** DO THIS **
Return the listing below unchanged, minus its pictures.
## begin SUPPLIED MATERIAL
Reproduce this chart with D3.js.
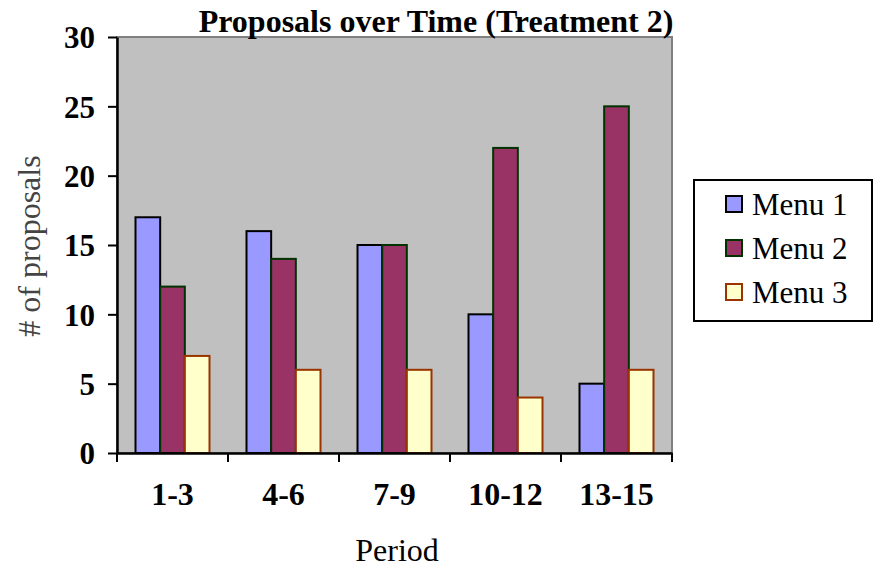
<!DOCTYPE html>
<html>
<head>
<meta charset="utf-8">
<script src="https://cdn.jsdelivr.net/npm/d3@7"></script>
<style>
  body { margin: 0; background: #fff; }
  svg { display: block; font-family: "Liberation Serif", "Times New Roman", serif; }
</style>
</head>
<body>
<svg id="chart" width="874" height="571"></svg>
<script>
// Data
const periods = ["1-3", "4-6", "7-9", "10-12", "13-15"];
const seriesNames = ["Menu 1", "Menu 2", "Menu 3"];
const menu1 = [17, 16, 15, 10, 5];
const menu2 = [12, 14, 15, 22, 25];
const menu3 = [7, 6, 6, 4, 6];
const yTicks = [0, 5, 10, 15, 20, 25, 30];

const fills = ["#9999ff", "#993366", "#ffffcc"];
const strokes = ["#000000", "#003300", "#993300"];

const svg = d3.select("#chart");
const plot = { left: 117, right: 672, top: 37, bottom: 453 };

const x = d3.scaleBand().domain(periods).range([plot.left, plot.right]);
const xInner = d3.scaleBand().domain(seriesNames).range([0, x.bandwidth()]).paddingOuter(0.75).paddingInner(0);
const y = d3.scaleLinear().domain([0, 30]).range([plot.bottom, plot.top]);

// plot background
svg.append("rect")
    .attr("x", plot.left).attr("y", plot.top)
    .attr("width", plot.right - plot.left).attr("height", plot.bottom - plot.top)
    .attr("fill", "#c0c0c0")
    .attr("stroke", "#808080").attr("stroke-width", 2);

// bars
const rows = periods.map((p, i) => ({ p, vals: [menu1[i], menu2[i], menu3[i]] }));
const groups = svg.append("g").selectAll("g").data(rows).enter().append("g")
    .attr("transform", (d) => `translate(${x(d.p)},0)`);
groups.selectAll("rect")
    .data((d) => d.vals.map((v, k) => ({ v, k })))
    .enter().append("rect")
    .attr("x", (d) => xInner(seriesNames[d.k]))
    .attr("y", (d) => y(d.v))
    .attr("width", xInner.bandwidth())
    .attr("height", (d) => y(0) - y(d.v))
    .attr("fill", (d) => fills[d.k])
    .attr("stroke", (d) => strokes[d.k])
    .attr("stroke-width", 2);

// y axis
const yAxis = svg.append("g")
    .attr("transform", `translate(${plot.left},0)`)
    .call(d3.axisLeft(y).tickValues(yTicks).tickSize(9).tickPadding(13).tickSizeOuter(0));
yAxis.select(".domain").attr("stroke", "#000").attr("stroke-width", 2.5);
yAxis.selectAll(".tick line").attr("stroke", "#000").attr("stroke-width", 2);
yAxis.selectAll(".tick text")
    .attr("font-family", "Liberation Serif")
    .attr("font-size", 31).attr("font-weight", "bold").attr("fill", "#000")
    .attr("dy", "0.35em");

// x axis
const xAxis = svg.append("g")
    .attr("transform", `translate(0,${plot.bottom})`)
    .call(d3.axisBottom(x).tickSize(0).tickPadding(29));
xAxis.select(".domain").attr("stroke", "#000").attr("stroke-width", 2.5);
xAxis.selectAll(".tick text")
    .attr("font-family", "Liberation Serif")
    .attr("font-size", 32).attr("font-weight", "bold").attr("fill", "#000");
const edges = periods.map((p) => x(p)).concat([plot.right]);
svg.append("g").selectAll("line").data(edges).enter().append("line")
    .attr("x1", (d) => d).attr("x2", (d) => d)
    .attr("y1", plot.bottom).attr("y2", plot.bottom + 9)
    .attr("stroke", "#000").attr("stroke-width", 2);

// title
svg.append("text")
    .attr("x", 436).attr("y", 32)
    .attr("text-anchor", "middle")
    .attr("font-size", 32).attr("font-weight", "bold")
    .text("Proposals over Time (Treatment 2)");

// axis titles
svg.append("text")
    .attr("x", 397).attr("y", 561)
    .attr("text-anchor", "middle")
    .attr("font-size", 32)
    .text("Period");

svg.append("text")
    .attr("transform", "translate(40,246) rotate(-90)")
    .attr("text-anchor", "middle")
    .attr("font-size", 32)
    .attr("fill", "#444")
    .text("# of proposals");

// legend
const legend = svg.append("g").attr("transform", "translate(694,180)");
legend.append("rect")
    .attr("width", 178).attr("height", 141)
    .attr("fill", "#fff").attr("stroke", "#000").attr("stroke-width", 2);
const items = legend.selectAll("g.item").data(seriesNames).enter().append("g")
    .attr("class", "item")
    .attr("transform", (d, i) => `translate(32,${24 + i * 44})`);
items.append("rect")
    .attr("x", 0).attr("y", -8)
    .attr("width", 16).attr("height", 16)
    .attr("fill", (d, i) => fills[i])
    .attr("stroke", (d, i) => strokes[i])
    .attr("stroke-width", 2);
items.append("text")
    .attr("x", 26).attr("y", 11)
    .attr("font-size", 31)
    .text((d) => d);
</script>
</body>
</html>
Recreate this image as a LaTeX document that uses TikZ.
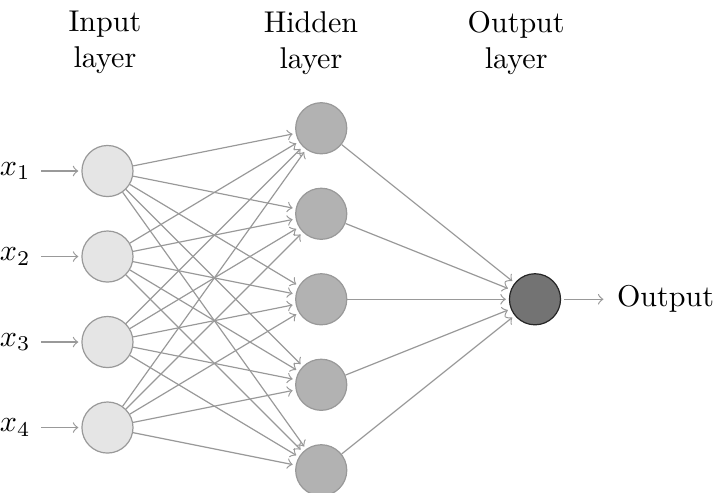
\documentclass[tikz,border=0pt]{standalone}
\usetikzlibrary{positioning}
\tikzset{
  neuron/.style={circle, minimum size=17pt, inner sep=0pt, draw=black!40},
  input neuron/.style={neuron, fill=black!10},
  hidden neuron/.style={neuron, fill=black!30},
  output neuron/.style={neuron, fill=black!55, draw=black!85},
  conn/.style={->, draw=black!40, shorten >=1pt},
  annot/.style={align=center}
}
\begin{document}
\begin{tikzpicture}
\useasboundingbox (-1.257,1.0) rectangle (7.187,-4.754);
% input layer, each neuron fed by its x
\foreach \y in {1,...,4}{
  \node[input neuron] (I-\y) at (0,-\y) {};
  \node[left=0.47cm of I-\y] (x-\y) {$x_{\y}$};
  \draw[conn] (x-\y) -- (I-\y);
}
% hidden layer
\foreach \y in {1,...,5}
  \node[hidden neuron] (H-\y) at (2.5,0.5-\y) {};
% output neuron and its label
\node[output neuron] (O) at (5,-2.5) {};
\node[right=0.53cm of O] (out) {Output};
\draw[conn, shorten <=1pt] (O) -- (out);
% every input goes to every hidden neuron
\foreach \i in {1,...,4}
  \foreach \j in {1,...,5}
    \draw[conn] (I-\i) -- (H-\j);
% every hidden neuron goes to the output
\foreach \j in {1,...,5}
  \draw[conn] (H-\j) -- (O);
% layer titles
\node[annot] (il) at (-0.03,0.5) {Input\\layer};
\node[annot] (hl) at (2.38,0.5) {Hidden\\layer};
\node[annot] (ol) at (4.78,0.5) {Output\\layer};
\end{tikzpicture}
\end{document}
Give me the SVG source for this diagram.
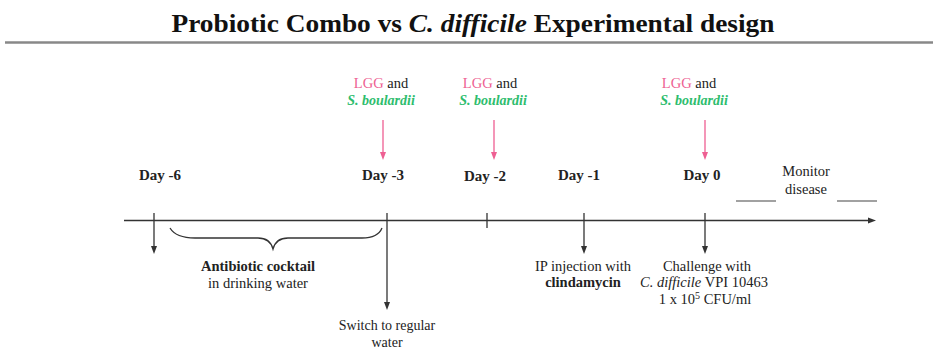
## end SUPPLIED MATERIAL
** FULL SOLUTION **
Reproduce this chart with D3.js.
<!DOCTYPE html>
<html>
<head>
<meta charset="utf-8">
<script src="https://cdn.jsdelivr.net/npm/d3@7"></script>
<style>
  body { margin: 0; background: #fff; }
  svg { display: block; font-family: "Liberation Serif", "Times New Roman", serif; }
</style>
</head>
<body>
<svg id="chart" width="874" height="571"></svg>
<script>
// Data
const periods = ["1-3", "4-6", "7-9", "10-12", "13-15"];
const seriesNames = ["Menu 1", "Menu 2", "Menu 3"];
const menu1 = [17, 16, 15, 10, 5];
const menu2 = [12, 14, 15, 22, 25];
const menu3 = [7, 6, 6, 4, 6];
const yTicks = [0, 5, 10, 15, 20, 25, 30];

const fills = ["#9999ff", "#993366", "#ffffcc"];
const strokes = ["#000000", "#003300", "#993300"];

const svg = d3.select("#chart");
const plot = { left: 117, right: 672, top: 37, bottom: 453 };

const x = d3.scaleBand().domain(periods).range([plot.left, plot.right]);
const xInner = d3.scaleBand().domain(seriesNames).range([0, x.bandwidth()]).paddingOuter(0.75).paddingInner(0);
const y = d3.scaleLinear().domain([0, 30]).range([plot.bottom, plot.top]);

// plot background
svg.append("rect")
    .attr("x", plot.left).attr("y", plot.top)
    .attr("width", plot.right - plot.left).attr("height", plot.bottom - plot.top)
    .attr("fill", "#c0c0c0")
    .attr("stroke", "#808080").attr("stroke-width", 2);

// bars
const rows = periods.map((p, i) => ({ p, vals: [menu1[i], menu2[i], menu3[i]] }));
const groups = svg.append("g").selectAll("g").data(rows).enter().append("g")
    .attr("transform", (d) => `translate(${x(d.p)},0)`);
groups.selectAll("rect")
    .data((d) => d.vals.map((v, k) => ({ v, k })))
    .enter().append("rect")
    .attr("x", (d) => xInner(seriesNames[d.k]))
    .attr("y", (d) => y(d.v))
    .attr("width", xInner.bandwidth())
    .attr("height", (d) => y(0) - y(d.v))
    .attr("fill", (d) => fills[d.k])
    .attr("stroke", (d) => strokes[d.k])
    .attr("stroke-width", 2);

// y axis
const yAxis = svg.append("g")
    .attr("transform", `translate(${plot.left},0)`)
    .call(d3.axisLeft(y).tickValues(yTicks).tickSize(9).tickPadding(13).tickSizeOuter(0));
yAxis.select(".domain").attr("stroke", "#000").attr("stroke-width", 2.5);
yAxis.selectAll(".tick line").attr("stroke", "#000").attr("stroke-width", 2);
yAxis.selectAll(".tick text")
    .attr("font-family", "Liberation Serif")
    .attr("font-size", 31).attr("font-weight", "bold").attr("fill", "#000")
    .attr("dy", "0.35em");

// x axis
const xAxis = svg.append("g")
    .attr("transform", `translate(0,${plot.bottom})`)
    .call(d3.axisBottom(x).tickSize(0).tickPadding(29));
xAxis.select(".domain").attr("stroke", "#000").attr("stroke-width", 2.5);
xAxis.selectAll(".tick text")
    .attr("font-family", "Liberation Serif")
    .attr("font-size", 32).attr("font-weight", "bold").attr("fill", "#000");
const edges = periods.map((p) => x(p)).concat([plot.right]);
svg.append("g").selectAll("line").data(edges).enter().append("line")
    .attr("x1", (d) => d).attr("x2", (d) => d)
    .attr("y1", plot.bottom).attr("y2", plot.bottom + 9)
    .attr("stroke", "#000").attr("stroke-width", 2);

// title
svg.append("text")
    .attr("x", 436).attr("y", 32)
    .attr("text-anchor", "middle")
    .attr("font-size", 32).attr("font-weight", "bold")
    .text("Proposals over Time (Treatment 2)");

// axis titles
svg.append("text")
    .attr("x", 397).attr("y", 561)
    .attr("text-anchor", "middle")
    .attr("font-size", 32)
    .text("Period");

svg.append("text")
    .attr("transform", "translate(40,246) rotate(-90)")
    .attr("text-anchor", "middle")
    .attr("font-size", 32)
    .attr("fill", "#444")
    .text("# of proposals");

// legend
const legend = svg.append("g").attr("transform", "translate(694,180)");
legend.append("rect")
    .attr("width", 178).attr("height", 141)
    .attr("fill", "#fff").attr("stroke", "#000").attr("stroke-width", 2);
const items = legend.selectAll("g.item").data(seriesNames).enter().append("g")
    .attr("class", "item")
    .attr("transform", (d, i) => `translate(32,${24 + i * 44})`);
items.append("rect")
    .attr("x", 0).attr("y", -8)
    .attr("width", 16).attr("height", 16)
    .attr("fill", (d, i) => fills[i])
    .attr("stroke", (d, i) => strokes[i])
    .attr("stroke-width", 2);
items.append("text")
    .attr("x", 26).attr("y", 11)
    .attr("font-size", 31)
    .text((d) => d);
</script>
</body>
</html>
Recreate this image as a LaTeX document that uses TikZ.
\documentclass[tikz,border=0pt]{standalone}
\usetikzlibrary{positioning}
\tikzset{
  neuron/.style={circle, minimum size=17pt, inner sep=0pt, draw=black!40},
  input neuron/.style={neuron, fill=black!10},
  hidden neuron/.style={neuron, fill=black!30},
  output neuron/.style={neuron, fill=black!55, draw=black!85},
  conn/.style={->, draw=black!40, shorten >=1pt},
  annot/.style={align=center}
}
\begin{document}
\begin{tikzpicture}
\useasboundingbox (-1.257,1.0) rectangle (7.187,-4.754);
% input layer, each neuron fed by its x
\foreach \y in {1,...,4}{
  \node[input neuron] (I-\y) at (0,-\y) {};
  \node[left=0.47cm of I-\y] (x-\y) {$x_{\y}$};
  \draw[conn] (x-\y) -- (I-\y);
}
% hidden layer
\foreach \y in {1,...,5}
  \node[hidden neuron] (H-\y) at (2.5,0.5-\y) {};
% output neuron and its label
\node[output neuron] (O) at (5,-2.5) {};
\node[right=0.53cm of O] (out) {Output};
\draw[conn, shorten <=1pt] (O) -- (out);
% every input goes to every hidden neuron
\foreach \i in {1,...,4}
  \foreach \j in {1,...,5}
    \draw[conn] (I-\i) -- (H-\j);
% every hidden neuron goes to the output
\foreach \j in {1,...,5}
  \draw[conn] (H-\j) -- (O);
% layer titles
\node[annot] (il) at (-0.03,0.5) {Input\\layer};
\node[annot] (hl) at (2.38,0.5) {Hidden\\layer};
\node[annot] (ol) at (4.78,0.5) {Output\\layer};
\end{tikzpicture}
\end{document}
Give me the SVG source for this diagram.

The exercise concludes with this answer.